One of those requests was for Nijjar, whom Indian police attempted to extradite from Canada in 2022, according to the Hindustan Times. India filed similar requests against other members of the Sikh separatist movement, which is named after Khalistan, the prospective Sikh state they wish to carve out of India’s Punjab province.
A senior Indian police officer told the Hindustan Times in September that India had filed 21 “red notices” with Interpol for “gangsters” living in Canada, but the Canadian government ignored them all. A red notice is a request from one Interpol member to another to take an accused criminal into custody and begin extradition proceedings.
“We have had smoke bombs thrown at the mission, we have had violence in front of consulates, there are posters put up,” Jaishankar said on Friday. “Do you consider this normal? If this had happened to any other country, how would they react? It is important to call out what is happening there.”
Jaishankar rejected Trudeau’s argument that Sikhs living in Canada are free to speak on any subject they wish, including the Khalistani independence movement.
“We don’t need to learn from other people what freedom of speech is about,” Jaishankar said. “But we can tell people this: we don’t think freedom of speech extends to incitement, to violence. That, to us, is a misuse of freedom.”
He said on Friday:
We consider there’s a permissive Canadian attitude to terrorists and people who openly advocate violence. They have been given operating space in Canada because of Canadian politics. For us, it has certainly been a country where organized crime from India mixed with trafficking in people, secessionism and violence.

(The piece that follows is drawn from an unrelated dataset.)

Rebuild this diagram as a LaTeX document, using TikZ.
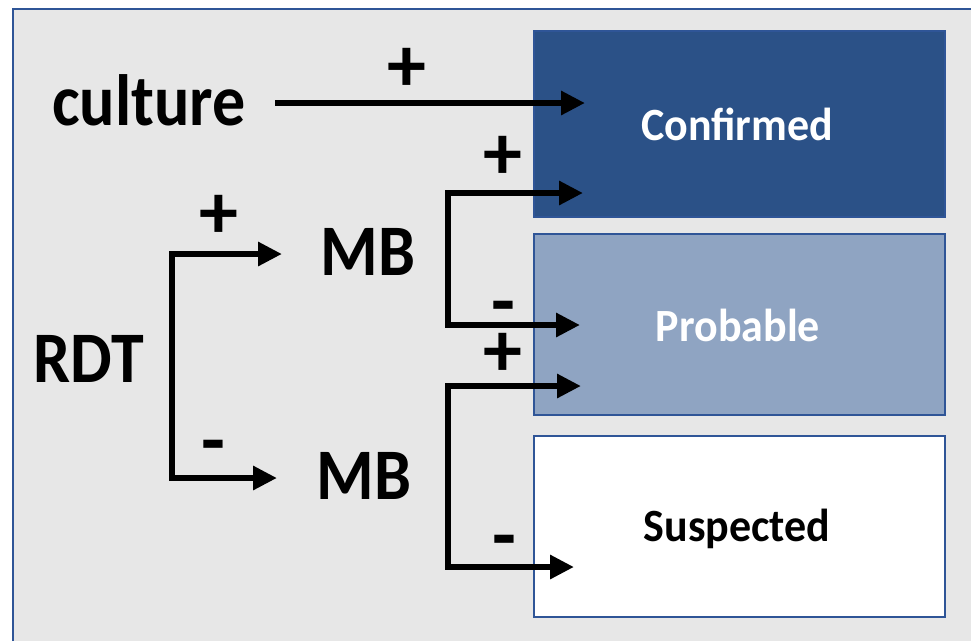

Jaishankar rejected Trudeau’s explosive public allegations that Indian government operatives were involved in slaying Nijjar, who was shot dead outside a Sikh temple in British Columbia on June 18.
“The Canadian Prime Minister made some allegations, initially privately and then publicly, and our response to him, both in private and public, was that what he was alleging was not consistent with our policy,” said the Indian foreign minister. “And that if he or his government had anything relevant and specific that they would like us to look into, we were open to looking at it.”